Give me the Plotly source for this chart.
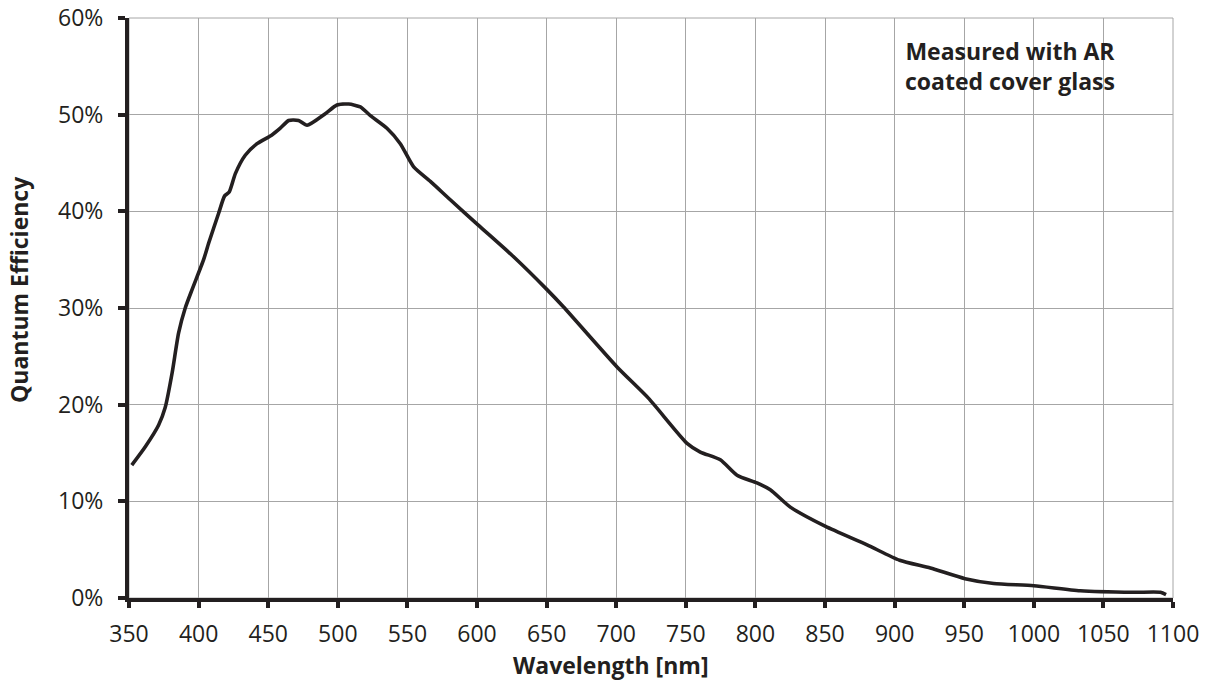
import plotly.graph_objects as go

wavelength_nm = [352, 361.7, 371.3, 376, 381, 385.6, 390.4, 395.3, 403.6, 407.2,
                 414.4, 418.7, 422, 426.4, 433.5, 442, 452.7, 458.7, 464.7, 471.8,
                 477.9, 491, 499.4, 507.8, 516.2, 523.4, 535.3, 544.9, 554.5, 566.5,
                 580.8, 600.7, 626.3, 650.3, 662.2, 700.6, 723.3, 750.9, 760.4, 774.8,
                 786.8, 801.1, 810.7, 825.1, 850.4, 880.2, 903.6, 925.7, 950.6, 971.2,
                 1000, 1033.4, 1071.7, 1091, 1095]
qe_percent = [13.75, 15.65, 17.9, 19.7, 23.3, 27.4, 30.0, 31.9, 35.0, 36.7,
              39.8, 41.6, 42.0, 43.9, 45.8, 47.0, 47.9, 48.6, 49.4, 49.4,
              48.9, 50.1, 51.0, 51.1, 50.8, 49.9, 48.6, 47.0, 44.6, 43.1,
              41.2, 38.6, 35.3, 31.9, 30.1, 23.9, 20.65, 16.0, 15.1, 14.3,
              12.7, 11.9, 11.2, 9.4, 7.4, 5.5, 3.9, 3.1, 2.0, 1.5,
              1.27, 0.75, 0.59, 0.59, 0.35]

x_ticks = list(range(350, 1101, 50))
y_ticks = list(range(0, 61, 10))

TEXT = "#231f20"
FONT = "Open Sans"
W, H = 1214, 686
ML, MR, MT, MB = 129, 41, 18, 88
PW, PH = W - ML - MR, H - MT - MB

fig = go.Figure()
fig.add_trace(go.Scatter(
    x=wavelength_nm, y=qe_percent, mode="lines",
    line=dict(color=TEXT, width=3.6, shape="spline", smoothing=0.6),
    hoverinfo="skip", showlegend=False,
))

fig.add_shape(type="rect", xref="paper", yref="paper", x0=0, y0=0, x1=1, y1=1,
              line=dict(color="#a6a6a6", width=1), layer="below")

def px_x(p):
    return (p - ML) / PW

def px_y(p):
    return (H - MB - p) / PH

fig.update_layout(
    width=W, height=H,
    margin=dict(l=ML, r=MR, t=MT, b=MB),
    paper_bgcolor="white", plot_bgcolor="white",
    font=dict(family=FONT, size=23, color=TEXT),
    xaxis=dict(
        range=[350, 1100], tickvals=x_ticks, ticktext=[str(v) for v in x_ticks],
        showgrid=True, gridcolor="#a6a6a6", gridwidth=1,
        showline=True, linecolor=TEXT, linewidth=4,
        ticks="outside", ticklen=6, tickwidth=4, tickcolor=TEXT,
        tickfont=dict(family=FONT, size=23, color=TEXT),
        ticklabelstandoff=6,
        zeroline=False, automargin=False,
    ),
    yaxis=dict(
        range=[0, 60], tickvals=y_ticks, ticktext=[f"{v}%" for v in y_ticks],
        showgrid=True, gridcolor="#a6a6a6", gridwidth=1,
        showline=True, linecolor=TEXT, linewidth=4,
        ticks="outside", ticklen=7, tickwidth=4, tickcolor=TEXT,
        tickfont=dict(family=FONT, size=23, color=TEXT),
        ticklabelstandoff=10,
        zeroline=False, automargin=False,
    ),
    annotations=[
        dict(x=px_x(1010), y=px_y(33), xref="paper", yref="paper",
             xanchor="center", yanchor="top",
             text="<b>Measured with AR<br>coated cover glass</b>", showarrow=False,
             font=dict(family=FONT, size=23, color=TEXT), align="center"),
        dict(x=px_x(611), y=px_y(665), xref="paper", yref="paper",
             xanchor="center", yanchor="middle", text="<b>Wavelength [nm]</b>",
             showarrow=False, font=dict(family=FONT, size=23, color=TEXT)),
        dict(x=px_x(19), y=px_y(290), xref="paper", yref="paper",
             xanchor="center", yanchor="middle", text="<b>Quantum Efficiency</b>",
             textangle=-90, showarrow=False, font=dict(family=FONT, size=23, color=TEXT)),
    ],
)

fig.write_html("out.html")
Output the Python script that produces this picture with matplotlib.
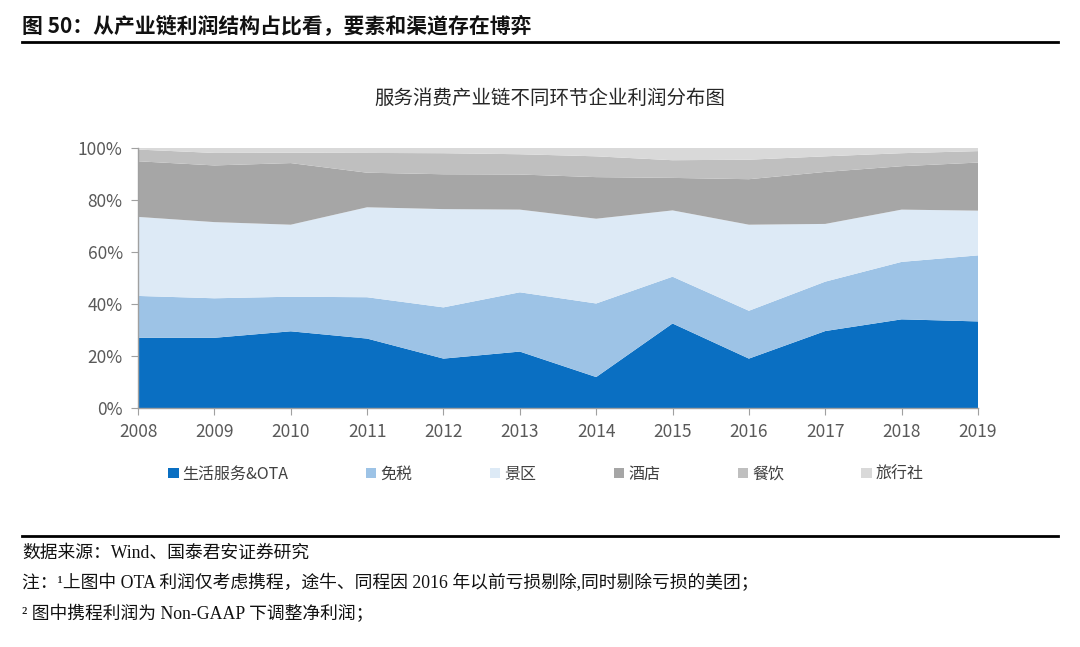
import matplotlib
matplotlib.use("Agg")
import matplotlib.pyplot as plt
import numpy as np

years = ["2008", "2009", "2010", "2011", "2012", "2013", "2014", "2015", "2016", "2017", "2018", "2019"]
series_names = ["生活服务&OTA", "免税", "景区", "酒店", "餐饮", "旅行社"]
ota = [27.0, 27.0, 29.5, 26.7, 19.0, 21.7, 11.9, 32.5, 19.0, 29.6, 34.1, 33.3]
duty_free = [16.1, 15.2, 13.3, 15.9, 19.7, 22.8, 28.3, 18.0, 18.4, 19.0, 22.1, 25.4]
scenic = [30.4, 29.3, 27.7, 34.6, 37.8, 31.8, 32.6, 25.5, 33.1, 22.2, 20.1, 17.2]
hotel = [21.4, 21.8, 23.7, 13.3, 13.4, 13.5, 16.0, 12.5, 17.5, 20.0, 16.7, 18.5]
catering = [4.5, 4.8, 4.0, 7.6, 8.1, 7.8, 8.0, 6.8, 7.5, 6.0, 5.0, 4.4]
travel_agency = [0.6, 1.9, 1.8, 1.9, 2.0, 2.4, 3.2, 4.7, 4.5, 3.2, 2.0, 1.2]
y_ticks = [0, 20, 40, 60, 80, 100]
y_tick_labels = ["0%", "20%", "40%", "60%", "80%", "100%"]

header = "图 50：从产业链利润结构占比看，要素和渠道存在博弈"
chart_title = "服务消费产业链不同环节企业利润分布图"
source = "数据来源：Wind、国泰君安证券研究"
note1 = "注：¹上图中 OTA 利润仅考虑携程，途牛、同程因 2016 年以前亏损剔除,同时剔除亏损的美团；"
note2 = "² 图中携程利润为 Non-GAAP 下调整净利润；"

colors = ["#0A6FC2", "#9DC3E6", "#DDEAF6", "#A6A6A6", "#BFBFBF", "#D9D9D9"]

sans = ["Noto Sans CJK SC", "DejaVu Sans"]
serif = ["Liberation Serif", "Noto Sans CJK SC", "DejaVu Sans"]
plt.rcParams["font.family"] = sans

fig = plt.figure(figsize=(10.8, 6.47), dpi=100)
ax = fig.add_axes([138 / 1080, 1 - 408 / 647, (978 - 138) / 1080, (408 - 148) / 647])

x = np.arange(len(years))
polys = ax.stackplot(x, ota, duty_free, scenic, hotel, catering, travel_agency,
                     colors=colors, labels=series_names, linewidth=0)

ax.set_xlim(0, len(years) - 1)
ax.set_ylim(0, 100)
ax.set_xticks(x)
ax.set_xticklabels(years)
ax.set_yticks(y_ticks)
ax.set_yticklabels(y_tick_labels)
for s in ["top", "right"]:
    ax.spines[s].set_visible(False)
for s in ["left", "bottom"]:
    ax.spines[s].set_color("#A0A0A0")
    ax.spines[s].set_linewidth(1.0)
ax.tick_params(axis="both", colors="#A0A0A0", labelcolor="#595959", labelsize=12.5, length=5)
ax.tick_params(axis="x", pad=6)
ax.tick_params(axis="y", pad=6)

fig.text(550 / 1080, 1 - 98 / 647, chart_title, ha="center", va="center", fontsize=14, color="#262626",
         fontweight="medium")

leg = fig.legend(polys, series_names, ncol=6, loc="center", bbox_to_anchor=(546 / 1080, 1 - 474 / 647),
                 frameon=False, handlelength=0.65, handleheight=0.65, handletextpad=0.25,
                 columnspacing=4.85, fontsize=11.5)
for t in leg.get_texts():
    t.set_color("#404040")

fig.text(22 / 1080, 1 - 27 / 647, header, ha="left", va="center", fontsize=15, fontweight="bold",
         family=sans, color="#111111")
fig.add_artist(plt.Line2D([22 / 1080, 1058 / 1080], [1 - 42 / 647, 1 - 42 / 647], color="black", linewidth=2))
fig.add_artist(plt.Line2D([22 / 1080, 1058 / 1080], [1 - 536 / 647, 1 - 536 / 647], color="black", linewidth=2))

fig.text(22 / 1080, 1 - 553 / 647, source, ha="left", va="center", fontsize=12.8, family=serif, color="#111111")
fig.text(22 / 1080, 1 - 583 / 647, note1, ha="left", va="center", fontsize=12.8, family=serif, color="#111111")
fig.text(22 / 1080, 1 - 614 / 647, note2, ha="left", va="center", fontsize=12.8, family=serif, color="#111111")

fig.savefig("out.png", dpi=100)
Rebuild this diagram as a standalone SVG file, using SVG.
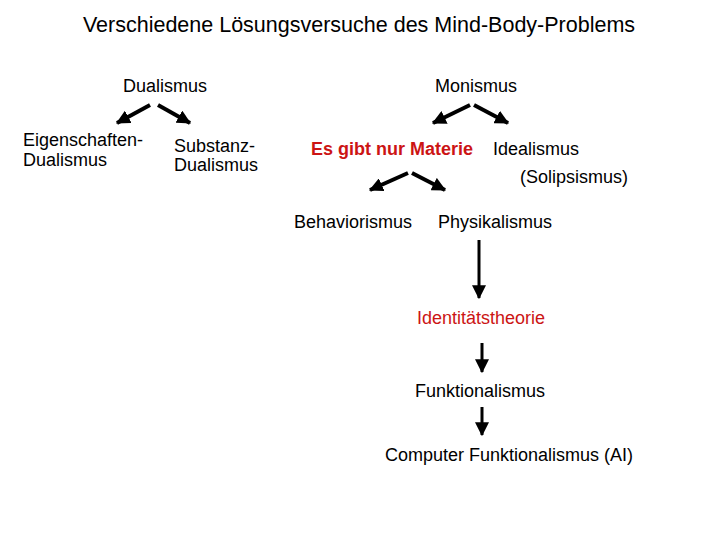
<svg xmlns="http://www.w3.org/2000/svg" width="720" height="540" viewBox="0 0 720 540">
<style>
text{font-family:"Liberation Sans",Arial,sans-serif;font-size:18px;fill:#000}
.title{font-size:21.5px}
.red{fill:#cc1414}
.bold{font-weight:bold}
.c{stroke:#000;stroke-width:4;fill:none}
.v{stroke:#000;stroke-width:3;fill:none}
</style>
<defs>
<marker id="ah" markerUnits="userSpaceOnUse" viewBox="0 0 12 12" refX="11" refY="6" markerWidth="14" markerHeight="14" orient="auto">
<path d="M0,0 L12,6 L0,12 z" fill="#000"/>
</marker>
</defs>
<rect width="720" height="540" fill="#fff"/>
<g id="title"><text class="title" x="359" y="32" text-anchor="middle">Verschiedene Lösungsversuche des Mind-Body-Problems</text></g>
<g id="dualismus"><text x="165" y="92" text-anchor="middle">Dualismus</text></g>
<g id="monismus"><text x="476" y="92" text-anchor="middle">Monismus</text></g>
<g id="eigenschaften"><text x="23" y="146">Eigenschaften-</text><text x="23" y="166">Dualismus</text></g>
<g id="substanz"><text x="174" y="152">Substanz-</text><text x="174" y="171">Dualismus</text></g>
<g id="materie"><text class="red bold" x="311" y="155">Es gibt nur Materie</text></g>
<g id="idealismus"><text x="493" y="155">Idealismus</text></g>
<g id="solipsismus"><text x="520" y="183">(Solipsismus)</text></g>
<g id="behaviorismus"><text x="294" y="228">Behaviorismus</text></g>
<g id="physikalismus"><text x="438" y="228">Physikalismus</text></g>
<g id="identitaet"><text class="red" x="417" y="324">Identitätstheorie</text></g>
<g id="funktionalismus"><text x="415" y="397">Funktionalismus</text></g>
<g id="computer"><text x="385" y="461">Computer Funktionalismus (AI)</text></g>
<g id="connectors">
<line class="c" x1="150" y1="105" x2="117" y2="123" marker-end="url(#ah)"/>
<line class="c" x1="158" y1="105" x2="190" y2="123" marker-end="url(#ah)"/>
<line class="c" x1="470" y1="105" x2="433" y2="123" marker-end="url(#ah)"/>
<line class="c" x1="474" y1="105" x2="508" y2="123" marker-end="url(#ah)"/>
<line class="c" x1="408" y1="173" x2="370" y2="190" marker-end="url(#ah)"/>
<line class="c" x1="412" y1="173" x2="445" y2="190" marker-end="url(#ah)"/>
<line class="v" x1="479" y1="240" x2="479" y2="298" marker-end="url(#ah)"/>
<line class="v" x1="482" y1="343" x2="482" y2="372" marker-end="url(#ah)"/>
<line class="v" x1="482" y1="407" x2="482" y2="435" marker-end="url(#ah)"/>
</g>
</svg>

******************************

- REQUIRED TASK -
Extract the lines exactly, please: the first line of the listing, the line with "PW, PH = W - ML - MR, H - MT - MB", and every line between them, but no pictures.

- PROBLEM SOLUTION -
Give me the Plotly source for this chart.
import plotly.graph_objects as go

wavelength_nm = [352, 361.7, 371.3, 376, 381, 385.6, 390.4, 395.3, 403.6, 407.2,
                 414.4, 418.7, 422, 426.4, 433.5, 442, 452.7, 458.7, 464.7, 471.8,
                 477.9, 491, 499.4, 507.8, 516.2, 523.4, 535.3, 544.9, 554.5, 566.5,
                 580.8, 600.7, 626.3, 650.3, 662.2, 700.6, 723.3, 750.9, 760.4, 774.8,
                 786.8, 801.1, 810.7, 825.1, 850.4, 880.2, 903.6, 925.7, 950.6, 971.2,
                 1000, 1033.4, 1071.7, 1091, 1095]
qe_percent = [13.75, 15.65, 17.9, 19.7, 23.3, 27.4, 30.0, 31.9, 35.0, 36.7,
              39.8, 41.6, 42.0, 43.9, 45.8, 47.0, 47.9, 48.6, 49.4, 49.4,
              48.9, 50.1, 51.0, 51.1, 50.8, 49.9, 48.6, 47.0, 44.6, 43.1,
              41.2, 38.6, 35.3, 31.9, 30.1, 23.9, 20.65, 16.0, 15.1, 14.3,
              12.7, 11.9, 11.2, 9.4, 7.4, 5.5, 3.9, 3.1, 2.0, 1.5,
              1.27, 0.75, 0.59, 0.59, 0.35]

x_ticks = list(range(350, 1101, 50))
y_ticks = list(range(0, 61, 10))

TEXT = "#231f20"
FONT = "Open Sans"
W, H = 1214, 686
ML, MR, MT, MB = 129, 41, 18, 88
PW, PH = W - ML - MR, H - MT - MB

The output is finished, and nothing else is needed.